Meanness begets meanness. Criticism accompanied by hostility and unconscious hurling of damaging words will uncover previously learned levels of retaliation from the other side. As those negative spirals intensify, both partners might soon feel as if they are fighting ghosts from their pasts, without even realizing that the people they are now hurting are not those responsible for the early traumas.

In successful loving relationships, both people know where their partner’s wounds lie and do their best to avoid triggering them, especially during conflicts. Unless they have underlying or unconscious intentions to destroy the other, they must actively memorize and honor those early wounds so that they never trigger them, no matter how heated any dispute may become. The basic trust between intimate partners depends on keeping that agreement sacred.

To ensure that devoted couples do not re-wound each other in these sacred heartbreaks, it is crucial for both to accomplish two tasks. The first is to individually understand where and how the original traumas originated, who caused them, and what reactions the partners formed to survive them at that time. The second is to openly and honestly share those findings with a partner who will reverently listen and remember.

Task Number One: Finding Your Own Demons 

Make a list of the people who caused you the most trauma when you were a child. Try to recall each scenario, what that person meant to you, what happened between you, and how old you were when you experienced the trauma. Search for the most accurately descriptive words that could help your partner visualize and feel the experience as you experienced it.  

Here are some examples:

Physical posture: Looming, aggressive, dangerous, threatening, bullying, or intimidating.

Attitude: Contemptuous, spiteful, snarky, snide, irreverent, sarcastic, or scornful.

Facial Expression: Angry, frustrated, disbelieving, disgusted, suspicious, or disappointment.

Proximity: Invading your personal space as from a distance, coming back and forth, or cornering.

Touch: Rough, controlling, entrapping, painful, or blocking.

Voice Intonation: Whiny, deep-throated, screaming, yelling, menacing, or seductive.
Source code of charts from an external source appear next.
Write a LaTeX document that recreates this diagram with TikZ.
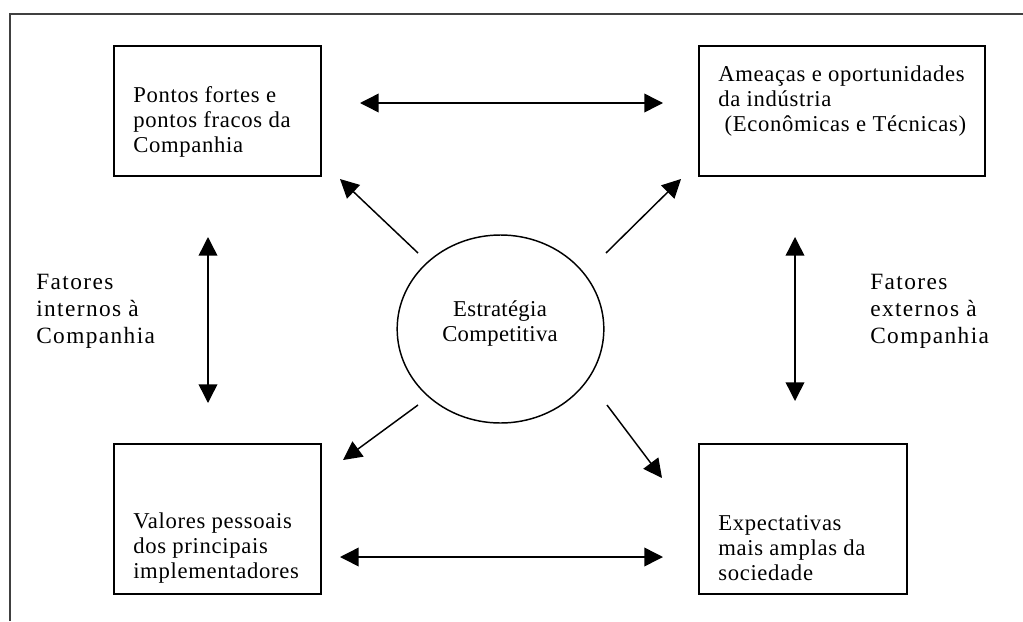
\documentclass[tikz,border=0pt]{standalone}
\usepackage{fontspec}
\setmainfont{Liberation Serif}
\usetikzlibrary{arrows.meta,shapes.geometric,fit}
\begin{document}
\begin{tikzpicture}[x=0.75pt,y=-0.75pt,
  boxst/.style={draw,line width=1.4pt,inner sep=0pt},
  txt/.style={anchor=west,align=left,inner sep=0pt,font=\fontsize{17}{18.75}\selectfont\addfontfeature{LetterSpace=3}},
  sidetxt/.style={anchor=west,align=left,inner sep=0pt,font=\fontsize{17.5}{20.25}\selectfont\addfontfeature{LetterSpace=6}},
  arr/.style={line width=1.1pt,-{Triangle[length=14pt,width=14pt]}},
  darr/.style={line width=1.1pt,{Triangle[length=14pt,width=14pt]}-{Triangle[length=14pt,width=14pt]}}]
\useasboundingbox (0,0) rectangle (1023,621);
% frame
\draw[line width=1.5pt,black!75] (10,621) -- (10,14) -- (1023,14);
% boxes
\node (tl) [boxst,fit={(114,46) (321,176)}] {};
\node (tr) [boxst,fit={(699,46) (985,176)}] {};
\node (bl) [boxst,fit={(114,444) (321,594)}] {};
\node (br) [boxst,fit={(699,444) (907,594)}] {};
\node (c) [draw,line width=1.1pt,ellipse,minimum width=155pt,minimum height=141pt] at (500.5,329) {};
% texts
\node (tltxt) [txt] at (133,122) {Pontos fortes e\\pontos fracos da\\Companhia};
\node (trtxt) [txt] at (718,101) {Ameaças e oportunidades\\da indústria\\\ (Econômicas e Técnicas)};
\node (bltxt) [txt] at (133,548) {Valores pessoais\\dos principais\\implementadores};
\node (brtxt) [txt] at (718,548) {Expectativas\\mais amplas da\\sociedade};
\node (ctxt) [align=center,inner sep=0pt,font=\fontsize{17}{18.75}\selectfont\addfontfeature{LetterSpace=1.5}] at (500,324) {Estratégia\\Competitiva};
\node (ltxt) [sidetxt] at (36,311) {Fatores\\internos à\\Companhia};
\node (rtxt) [sidetxt] at (870,311) {Fatores\\externos à\\Companhia};
% arrow endpoints
\coordinate (t1) at (360,103); \coordinate (t2) at (663,103);
\coordinate (b1) at (340,557); \coordinate (b2) at (663,557);
\coordinate (l1) at (208,237); \coordinate (l2) at (208,403);
\coordinate (r1) at (795,237); \coordinate (r2) at (795,401);
\coordinate (d1s) at (418,253); \coordinate (d1e) at (340,179);
\coordinate (d2s) at (606,253); \coordinate (d2e) at (681,179);
\coordinate (d3s) at (418,405); \coordinate (d3e) at (343,460);
\coordinate (d4s) at (607,405); \coordinate (d4e) at (662,478);
\draw[darr] (t1) -- (t2);
\draw[darr] (b1) -- (b2);
\draw[darr] (l1) -- (l2);
\draw[darr] (r1) -- (r2);
\draw[arr] (d1s) -- (d1e);
\draw[arr] (d2s) -- (d2e);
\draw[arr] (d3s) -- (d3e);
\draw[arr] (d4s) -- (d4e);
\end{tikzpicture}
\end{document}
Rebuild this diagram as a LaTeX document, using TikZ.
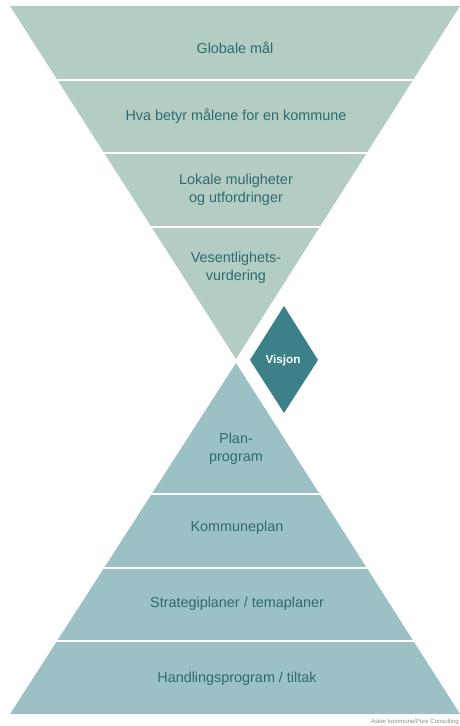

Rhythm: Fast-paced, intense, slow and quiet, or alternating between barrage and periods of silence.

Task Number Two: Sharing What You’ve Learned with Your Partner 

When you have created these compelling visuals, share with your partner what you have recalled, including the words or phrases that accompanied those behaviors. It is crucial that you are as clear as you can be and include as much detail as you can. Your partner’s job is to memorize those traumatic situations along with the power they have to trigger you back into those painful experiences.

Here is an example of just one scenario:

“I was five years old. My great uncle came to visit. He was a large and impatient man who seemed to growl when he spoke. My parents left him with me one afternoon. He became angry when I wouldn’t take a nap and started yelling at me. I was on the floor and I thought he was a giant. He seemed disgusted and I thought he was going to kill me. He grabbed me by my arm and forced me onto my bed and told me not to cry or get up or he would “give me something to cry about.” I was shaking. He kept walking out and then walking back in making sure I hadn’t moved, reminding me that he could do whatever he wanted to keep me there. He also told me that if I told my parents, he would tell them it was my fault and that I was exaggerating. I never shared what happened with my parents.”

The woman who is describing this scenario, as an adult, is immediately cowed when her partner stands above her when he is mad, grabs her arm in any way to control her physical movement during a conflict, gets immediately disgusted when she doesn’t do what he wants her to, threatens to invalidate anything negative she might say to others about him, or repeatedly leaves the room and comes back to begin the argument again.

When you and your partner care enough about each other to honor these potential trigger experiences as sacred, you will build the kind of trust between you that creates true intimacy and establish an unbreakable bond that very few partners ever achieve.

You can then learn to process future conflicts without risking the chance of re-harming each other in those crucially vulnerable ways. This interconnection can allow you to establish new responses when your partner is potentially in jeopardy and to respond in a healing way. That new scenario can not only create a corrective emotional experience for the traumatized partner but can significantly increase trust in future interactions.  

When those positive interactions become secondary and automatic reciprocal responses, intimate partners often magically cease to rehash previous meaningless and unresolvable disputes that were once driven by the triggers of past trauma. Their new conflicts, devoid of those painful symbolic interactions, will now have the capability of successful resolution.